By Richard C. Harwood

Struggle and doubt are two hallmarks of religious faith, no matter your background. My own experience with faith has proven no exception. I have been tested time and again through seasons of personal and societal struggle – from the time I found God in my struggle with a diagnosis of cystic fibrosis as a child, to working through multiple suicides and deaths of loved ones as a young man, to founding The Harwood Institute at 27 and then living out a journey of seeking a more just society. Struggle and doubt have been my constant companions.

While moments of doubt naturally test our faith in God, I believe there’s another kind of doubt that many people of faith wrestle with today that often gets ignored. I find this other doubt best expressed as a question. What if we have faith in God but not in people?

When that’s the case, do you turn away from the world – and exclusively back toward God? Do you assume things will work out according to a divine plan? Do you equip yourself with Scripture and try to convince others of your rightness – even your righteousness – at all costs?
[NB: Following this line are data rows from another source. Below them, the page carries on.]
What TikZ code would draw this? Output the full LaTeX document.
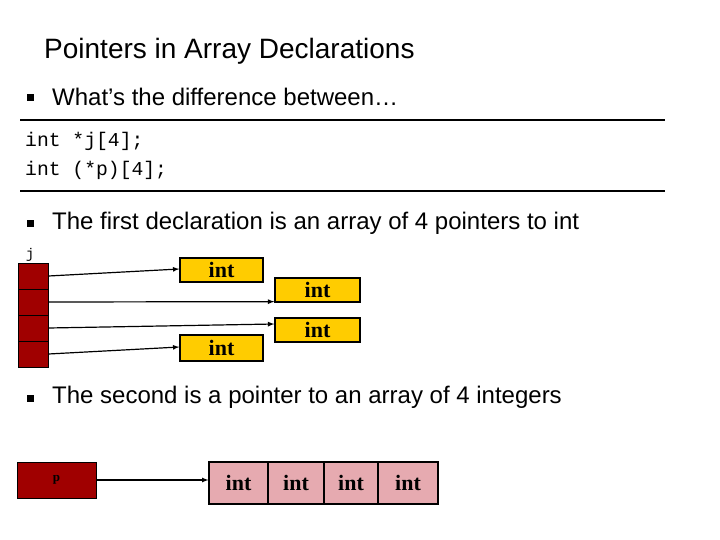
\documentclass[tikz,border=0pt]{standalone}
\usepackage{fontspec}
\setmainfont{Liberation Sans}
\newfontfamily\ser{Liberation Serif}
\newfontfamily\mono{Liberation Mono}
\definecolor{dred}{RGB}{160,0,0}
\definecolor{gold}{RGB}{255,204,0}
\definecolor{pinkc}{RGB}{230,170,176}
\begin{document}
\begin{tikzpicture}[x=1pt,y=-1pt,
  cell/.style={draw=black,fill=dred,line width=1pt},
  ibox/.style={draw=black,fill=gold,line width=1.3pt,font=\ser\bfseries\fontsize{22}{22}\selectfont},
  pbox/.style={draw=black,fill=pinkc,line width=1.2pt,font=\ser\bfseries\fontsize{22}{22}\selectfont},
  arr/.style={-latex,line width=1.2pt},
  txt/.style={anchor=west,inner sep=0pt,font=\fontsize{24}{24}\selectfont},
  bul/.style={fill=black,inner sep=0pt,minimum size=7pt}]
\useasboundingbox (0,0) rectangle (720,540);
\node[anchor=west,inner sep=0pt,font=\fontsize{28}{28}\selectfont] (title) at (44,51) {Pointers in Array Declarations};
\node[bul] (b1) at (30,98) {};
\node[txt] (t1) at (52,97) {What’s the difference between…};
\draw[line width=1.2pt] (20,120) coordinate (r1a) -- (665,120) coordinate (r1b);
\node[anchor=west,inner sep=0pt,font=\mono\fontsize{19.7}{19.7}\selectfont] (c1) at (25,141) {int *j[4];};
\node[anchor=west,inner sep=0pt,font=\mono\fontsize{19.7}{19.7}\selectfont] (c2) at (25,170) {int (*p)[4];};
\draw[line width=1.2pt] (20,191) coordinate (r2a) -- (665,191) coordinate (r2b);
\node[bul] (b2) at (30,224) {};
\node[txt] (t2) at (52,223) {The first declaration is an array of 4 pointers to int};
\node[font=\mono\fontsize{14}{14}\selectfont,inner sep=0pt] (jl) at (30,255) {j};
\foreach \i in {0,1,2,3}{
  \node[cell,minimum width=30pt,minimum height=26pt,inner sep=0pt] (j\i) at (33,{276+\i*26}) {};
}
\node[ibox,minimum width=83pt,minimum height=24pt,inner sep=0pt] (i1) at (221.5,270) {int};
\node[ibox,minimum width=85pt,minimum height=24pt,inner sep=0pt] (i2) at (317.5,290) {int};
\node[ibox,minimum width=85pt,minimum height=24pt,inner sep=0pt] (i3) at (317.5,330) {int};
\node[ibox,minimum width=83pt,minimum height=26pt,inner sep=0pt] (i4) at (221.5,348) {int};
\draw[arr] (j0.east) -- ([yshift=1pt]i1.west);
\draw[arr] (j1.east) -- ([yshift=1pt]i2.south west);
\draw[arr] (j2.east) -- ([yshift=6pt]i3.west);
\draw[arr] (j3.east) -- ([yshift=1pt]i4.west);
\node[bul] (b3) at (30,398) {};
\node[txt] (t3) at (52,397) {The second is a pointer to an array of 4 integers};
\node[cell,minimum width=79pt,minimum height=36pt,inner sep=0pt,font=\ser\bfseries\fontsize{13}{13}\selectfont] (p) at (56.5,480) {p};
\node[pbox,minimum width=59pt,minimum height=42pt,inner sep=0pt] (a0) at (238.5,483) {int};
\node[pbox,minimum width=56pt,minimum height=42pt,inner sep=0pt] (a1) at (296,483) {int};
\node[pbox,minimum width=54pt,minimum height=42pt,inner sep=0pt] (a2) at (351,483) {int};
\node[pbox,minimum width=60pt,minimum height=42pt,inner sep=0pt] (a3) at (408,483) {int};
\draw[arr] (p.east) -- ([yshift=3pt]a0.west);
\end{tikzpicture}
\end{document}
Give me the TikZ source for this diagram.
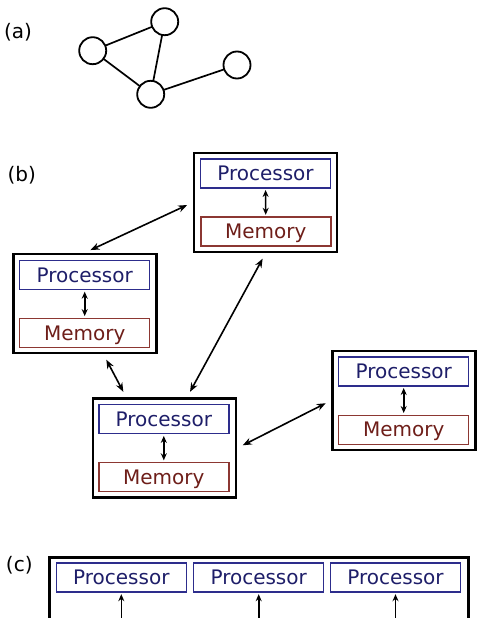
\documentclass[tikz,border=0pt]{standalone}
\usepackage{fontspec}
\setmainfont{DejaVu Sans}
\usetikzlibrary{arrows.meta}

\begin{document}
\begin{tikzpicture}[x=1pt, y=-1pt, >={Stealth[length=7pt,width=6pt]},
    font=\fontsize{20}{24}\selectfont,
    vertex/.style={circle, draw, fill=white, line width=1.8pt, minimum size=27pt, inner sep=0pt},
    unit/.style={draw, line width=2.8pt, minimum width=143pt, minimum height=99pt, inner sep=0pt},
    proc/.style={draw=procblue, text=proctext, line width=1.4pt, minimum width=130pt, minimum height=29pt, inner sep=0pt},
    mem/.style={draw=memred, text=memtext, line width=1.4pt, minimum width=130pt, minimum height=29pt, inner sep=0pt, text depth=0pt},
    link/.style={{Stealth[length=9pt,width=7pt]}-{Stealth[length=9pt,width=7pt]}, line width=1.6pt, shorten <=6pt, shorten >=6pt},
    bus/.style={<->, line width=1.6pt, shorten <=1.5pt, shorten >=1.5pt}]
            \definecolor{procblue}{RGB}{45, 45, 140}
            \definecolor{proctext}{RGB}{30, 30, 105}
            \definecolor{memred}{RGB}{140, 55, 50}
            \definecolor{memtext}{RGB}{110, 30, 25}

            \useasboundingbox (0,0) rectangle (495,618);
            \clip (0,0) rectangle (495,618);

            % (a) graph
            \node (labela) at (18,32) {(a)};
            \draw[line width=1.7pt] (92.7,50.7) -- (164.7,21.7) -- (150.7,94.3) -- cycle;
            \draw[line width=1.7pt] (150.7,94.3) -- (237,65);
            \node[vertex] (va) at (92.7,50.7) {};
            \node[vertex] (vb) at (164.7,21.7) {};
            \node[vertex] (vc) at (150.7,94.3) {};
            \node[vertex] (vd) at (237,65) {};

            % (b) distributed
            \node (labelb) at (21.7,175) {(b)};

            \node[unit] (top) at (265.5,202.5) {};
            \node[proc] (ptop) at (265.5,173.3) {Processor};
            \node[mem] (mtop) at (265.8,231.5) {Memory};

            \node[unit] (left) at (85,303.5) {};
            \node[proc] (pleft) at (84.7,275) {Processor};
            \node[mem] (mleft) at (84.7,332.8) {Memory};

            \node[unit] (mid) at (164.5,448) {};
            \node[proc] (pmid) at (163.8,419.2) {Processor};
            \node[mem] (mmid) at (163.8,477) {Memory};

            \node[unit] (right) at (404,400.5) {};
            \node[proc] (pright) at (403.7,371.3) {Processor};
            \node[mem] (mright) at (403.7,429.7) {Memory};

            \draw[bus] (ptop) -- (mtop);
            \draw[bus] (pleft) -- (mleft);
            \draw[bus] (pmid) -- (mmid);
            \draw[bus] (pright) -- (mright);

            \draw[link] (left.north) -- (top.west);
            \draw[link] (top.south) -- (mid.66);
            \draw[link] (left.-70) -- (mid.127);
            \draw[link] (mid.east) -- (right.west);

            % (c) shared
            \node (labelc) at (19.3,565) {(c)};
            \draw[line width=2.8pt] (49.7,557.4) rectangle (468.6,660);
            \node[proc] (p1) at (121.3,577.5) {Processor};
            \node[proc] (p2) at (258.7,577.5) {Processor};
            \node[proc] (p3) at (395.5,577.5) {Processor};
            \coordinate (s1) at (121.3,640);
            \coordinate (s2) at (258.7,640);
            \coordinate (s3) at (395.5,640);
            \draw[bus] (p1) -- (s1);
            \draw[bus] (p2) -- (s2);
            \draw[bus] (p3) -- (s3);
        \end{tikzpicture}
\end{document}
I find myself on the road regularly for work. Just this year I’ve been to Michigan, Ohio, Florida, North Carolina, Connecticut, Pennsylvania, and elsewhere. It’s clear, wherever I go, that we have largely lost our faith in one another. There are good reasons for this. A constellation of fractures and divisions wrack society today. Anxiety and isolation and fear of one another grip us. Yet under these conditions, I find people of faith often reacting in one of two ways.

Either they retreat, withdrawing into a hermetically-sealed existence rooted in their religious faith, where the rest of the world is allowed to fade into the background. Or they come out fighting, doubling down on proselytizing, looking to convert people to a specific doctrine regardless of the bridges they may burn. While either approach may work in protecting an individual’s faith in God, it fails to restore our faith in each other. Nor do these reactions contribute to moving our communities forward.

Like with any faith struggle, I believe the answer is to lean into the discomfort of a third way. To wrestle and work at it. To know our doubts in our fellow human beings but not to let them overtake us.

At this crossroads, how might people of faith choose to operate in order to create a better world together?

I think it’s instructive to turn to the story of Moses at the burning bush in Exodus 3. When this story begins, Moses has fled Egypt. His faith in God, himself, and his fellow Israelites has been tested. Indeed, in many ways it has been found wanting.